Processing of data had to conform to the following principles in order to ensure data integrity during both normal operations, error states, re-processing or other abnormal behavior:

Immutable – immutable data would be easier to scale.

Idempotent – replaying operations would not cause any unexpected side effects.

Associative – if different versions of an offer were processed, the final outcome would be the same regardless of the order in which they were processed.

Commutative – see Associative, above.

There would most likely be two repositories required: one to store the data after fast ingestion and processing (the system of record), and one to hold a subset of the data for downstream systems to ingest (the staging repository): note, this also clearly demarcated the responsibilities, and therefore workloads, of each repository.
The services that interacted would need to be easily scalable and needed to have the following properties:

Asynch IO

Stateless

Metadata (e.g. state) moves with the data it applies to in the same packet to avoid querying multiple stores for results.

The system of record would have to perform at a minimum of 35k TPS and, the faster the system of record, the less complex the solution would be, and the easier it would be to implement as optimisations were less likely to be required (e.g. caching).
Slow clients always had to have access to the latest data, at the same time giving them the option to miss some updates to get the most recent version of a particular datum (in this case, an offer).
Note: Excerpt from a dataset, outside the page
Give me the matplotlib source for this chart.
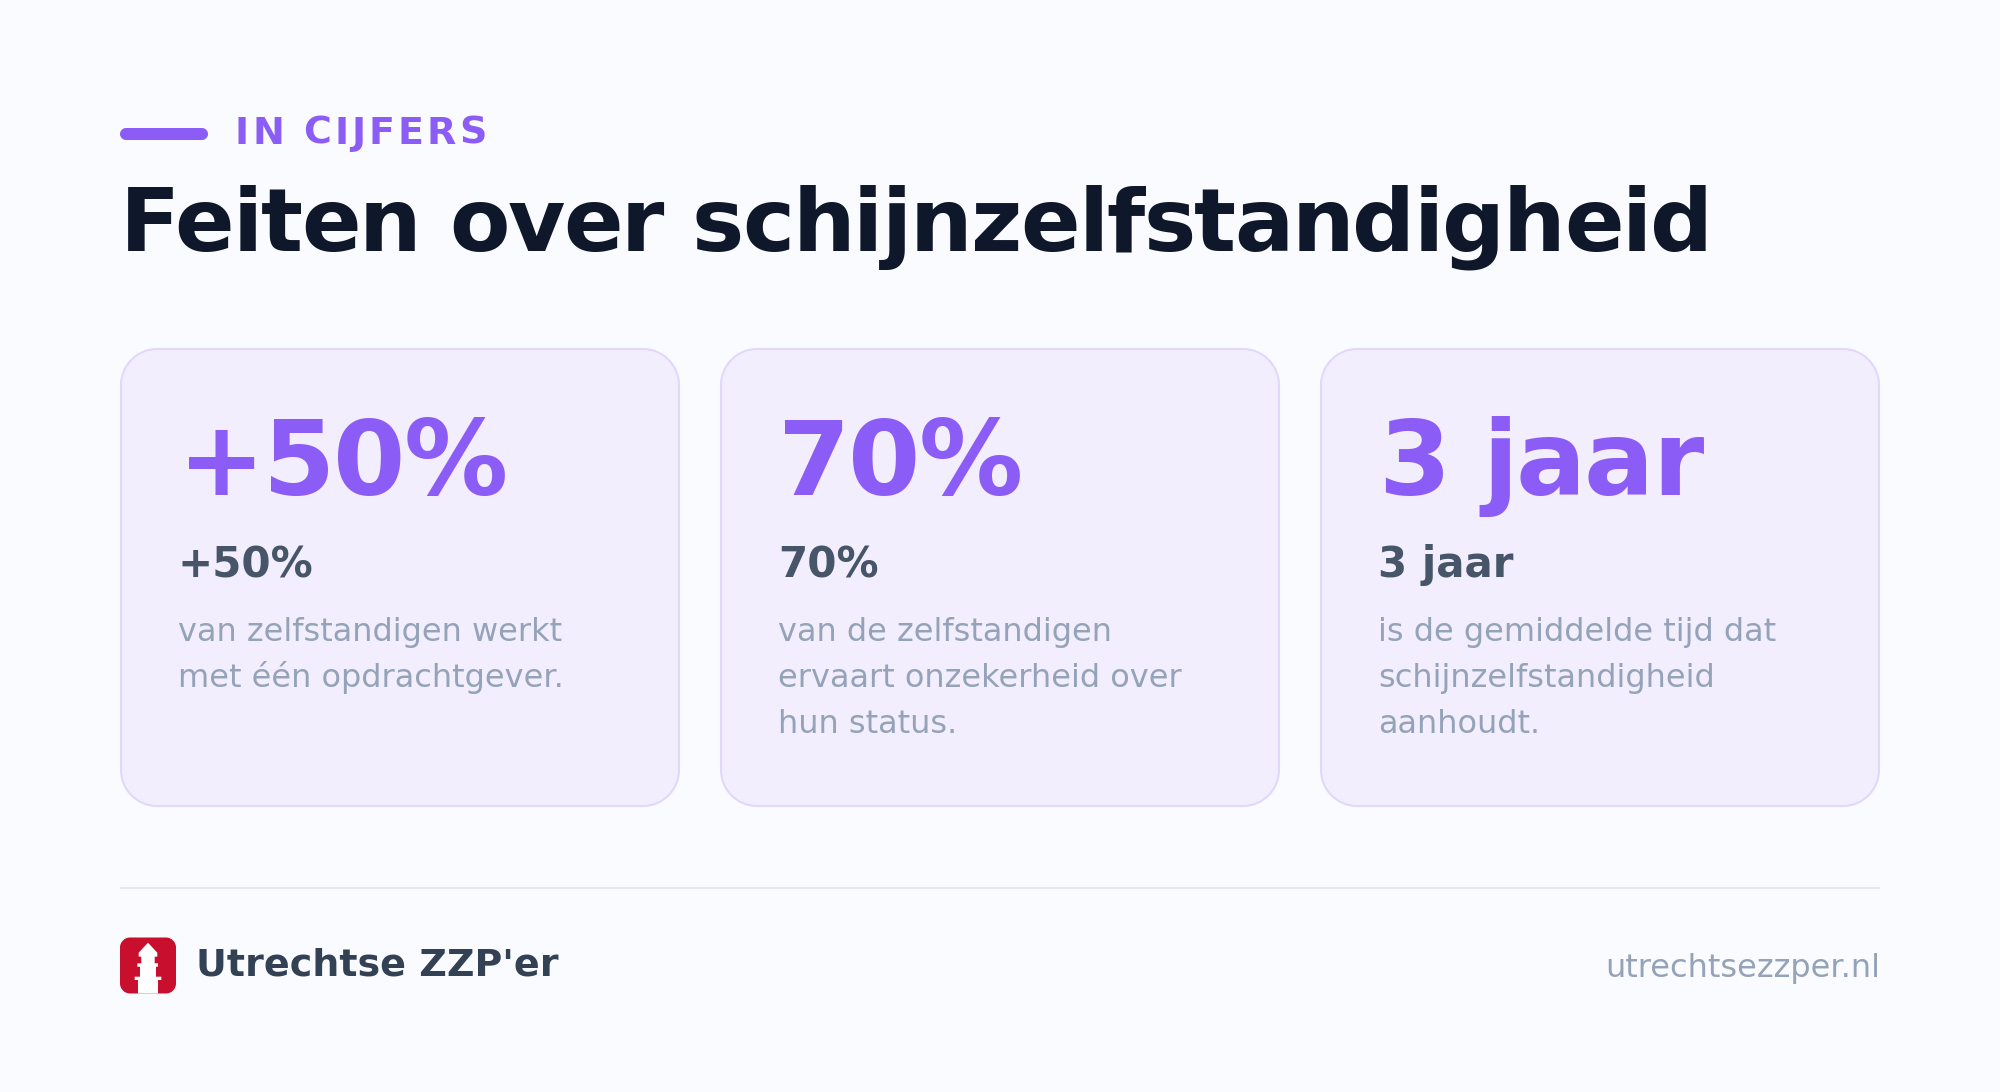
import matplotlib
matplotlib.use('Agg')
import matplotlib.pyplot as plt
from matplotlib.patches import PathPatch, Polygon
from matplotlib.path import Path

plt.rcParams['font.family'] = ['DejaVu Sans']

KICKER = 'IN CIJFERS'
TITLE = 'Feiten over schijnzelfstandigheid'
STATS = ['+50%', '70%', '3 jaar']
LABELS = ['+50%', '70%', '3 jaar']
DESCRIPTIONS = [
    ['van zelfstandigen werkt', 'met één opdrachtgever.'],
    ['van de zelfstandigen', 'ervaart onzekerheid over', 'hun status.'],
    ['is de gemiddelde tijd dat', 'schijnzelfstandigheid', 'aanhoudt.'],
]
BRAND = "Utrechtse ZZP'er"
SITE = 'utrechtsezzper.nl'

BG = '#fafbfe'
ACCENT = '#8b5cf6'
DARK = '#0f172a'
LABEL_COL = '#475569'
MUTED = '#94a3b8'
CARD_FACE = '#f3eefe'
CARD_EDGE = '#e2d8fb'
LOGO_RED = '#c8102e'

DPI = 100


def px(size):
    # font size in pixels to points
    return size * 72 / DPI


def rounded(ax, x, y, w, h, r, **kw):
    # true circular corners, FancyBboxPatch corners come out too flat
    k = r * 0.4477
    x2 = x + w
    y2 = y + h
    verts = [(x + r, y), (x2 - r, y),
             (x2 - k, y), (x2, y + k), (x2, y + r), (x2, y2 - r),
             (x2, y2 - k), (x2 - k, y2), (x2 - r, y2), (x + r, y2),
             (x + k, y2), (x, y2 - k), (x, y2 - r), (x, y + r),
             (x, y + k), (x + k, y), (x + r, y), (x + r, y)]
    codes = [Path.MOVETO, Path.LINETO,
             Path.CURVE4, Path.CURVE4, Path.CURVE4, Path.LINETO,
             Path.CURVE4, Path.CURVE4, Path.CURVE4, Path.LINETO,
             Path.CURVE4, Path.CURVE4, Path.CURVE4, Path.LINETO,
             Path.CURVE4, Path.CURVE4, Path.CURVE4, Path.CLOSEPOLY]
    ax.add_patch(PathPatch(Path(verts, codes), **kw))


def advance(ax, text, **kw):
    # width with side bearings, measured between two n's
    renderer = fig.canvas.get_renderer()
    t1 = ax.text(0, 0, 'n' + text + 'n', **kw)
    t2 = ax.text(0, 0, 'nn', **kw)
    w = t1.get_window_extent(renderer).width - t2.get_window_extent(renderer).width
    t1.remove()
    t2.remove()
    return w


def spaced_text(ax, x, y, text, spacing, **kw):
    # no letter spacing in matplotlib, so place the letters one by one
    # the prefix includes this letter so that its kerning is kept
    for i, ch in enumerate(text):
        if ch != ' ':
            pos = advance(ax, text[:i + 1], **kw) - advance(ax, ch, **kw)
            ax.text(x + pos + i * spacing, y, ch, va='baseline', ha='left', **kw)


fig = plt.figure(figsize=(20, 10.92), dpi=DPI, facecolor=BG)
ax = fig.add_axes([0, 0, 1, 1])
ax.set_xlim(0, 2000)
ax.set_ylim(1092, 0)
ax.axis('off')

# header
rounded(ax, 120, 128, 88, 12, 6, fc=ACCENT, ec='none')
spaced_text(ax, 235, 144, KICKER, 3.04, color=ACCENT, fontsize=px(38), fontweight='bold')
spaced_text(ax, 120, 251, TITLE, -1.76, color=DARK, fontsize=px(88), fontweight='bold')

# cards
card_x = [120, 720, 1320]
for i in range(3):
    x = card_x[i]
    rounded(ax, x + 1, 349, 558, 457, 36, fc=CARD_FACE, ec=CARD_EDGE, lw=1.5)
    spaced_text(ax, x + 58, 495, STATS[i], -2.08, color=ACCENT, fontsize=px(104), fontweight='bold')
    ax.text(x + 58, 577, LABELS[i], color=LABEL_COL, fontsize=px(42),
            fontweight='bold', va='baseline', ha='left')
    for j, line in enumerate(DESCRIPTIONS[i]):
        ax.text(x + 58, 641 + j * 45.8, line, color=MUTED, fontsize=px(32),
                va='baseline', ha='left')

# footer
ax.plot([120, 1880], [888, 888], color='#e2e8f0', lw=1.5, solid_capstyle='butt')

rounded(ax, 120, 937.5, 56, 56, 10, fc=LOGO_RED, ec='none')
ax.add_patch(Polygon([(148, 942.7), (157.3, 952.7), (157.3, 956.7), (154.7, 956.7),
                      (154.7, 963.3), (158, 963.3), (158, 966.7), (156, 966.7),
                      (156, 976.7), (161.3, 976.7), (161.3, 980), (158, 980),
                      (158, 993.5), (138, 993.5), (138, 980), (134.7, 980),
                      (134.7, 976.7), (140, 976.7), (140, 966.7), (137.3, 966.7),
                      (137.3, 963.3), (141.3, 963.3), (141.3, 956.7), (138.7, 956.7),
                      (138.7, 952.7)], closed=True, fc='white', ec='none'))

ax.text(196, 976, BRAND, color='#334155', fontsize=px(38), fontweight='bold',
        va='baseline', ha='left')
ax.text(1880, 977, SITE, color=MUTED, fontsize=px(32), va='baseline', ha='right')

fig.savefig('out.png', dpi=DPI, facecolor=BG)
This blog entry aims to describe the architecture chosen at a high level while submitting the principles of the pattern that emerged.

How it works

As depicted in the diagram above, data was pushed or pulled from internal (i.e. same organisation) or external (i.e. different organisation) systems from the untrusted domain into the pipeline system where it entered the trusted domain. Data sanity and validation occurred in Pipeline Service 1 prior to triggering streamed data processing. This continued with data being processed and enriched along the pipeline until it was stored in the System of Record and then passed to the Pipeline Data Publisher.

Downstream clients could be either new or legacy. These typicallywould not have the high-performing SLA requirements of the pipeline, due to it either not being necessary or the nature of the system (e.g. batch processed machine learning). As a result, a staging repository had to be put in place that allowedthe downstream clients to consume the data at their own rates. Note that this staging repository only containsa subset of data for multiple reasons including efficiency and cost. Finally, if the staging repository were to become corrupted for any reason, a mechanism to repopulate it from the System of Record had to be put in place.

Example

As can be seen from the above diagram, the pipeline system designed was any set of services necessary for the task at hand.

The System of Record needed to be able to handle a very high transactional load (35k TPS) at low latency to ensure that any queues in the system would be drained fast enough. Having looked at other solutions, including Clustrix, MongoDB, Riak, dbshards and Oracle, VoltDB was selected to perform this role as:

It met our SLA with the ability to horizontally scale to meet increased demand;
Its high throughput negated additional complexities such as caching;
Its immediately consistent nature meant there was no need to deal with conflict resolution, programmatically or otherwise, which is a common feature of eventually consistent, NoSQL systems.

As a result, the Pipeline Data Persister chosen was a VoltDB client that connected to the VoltDB cluster to perform its duties. After successful persistence of the data, the persister collected all data required (joining across VoltDB tables where necessary) and sent a flat data structure to the Pipeline Data Publisher (PDP).

The Pipeline Data Publisher chosen was a Kafka Producer that sent the data to the Kafka store. The size of the disks allocated to the Kafka store had to be sufficient not only to store data given the rate at which it was published, but also for long enough that downstream clients could consume everything they required. Finally, the downstream clients were all Kafka clients. This allowed them to take advantage of the architecture and hard decisions that have been made with the Kafka system, the fundamental difference with traditional messaging systems being that the clients can dictate the rate at which they consume messages. Of note is Kafka Consumer 2. This consumer was also an HDFS client. In this way, data streamed into the pipeline system could be ingested at a much slower rate into HDFS where much longer running processes worked on that data (e.g. Mahout). Optionally, the results of the long running processes could be added alongside the pipeline-ingested data, forming a coherent view of the data in the ecosystem.

Of course, the above is only an example. You should select those technologies that are suitable for your problem at hand when implementing this pattern, be it conformance to organizational guidelines, expertise etc.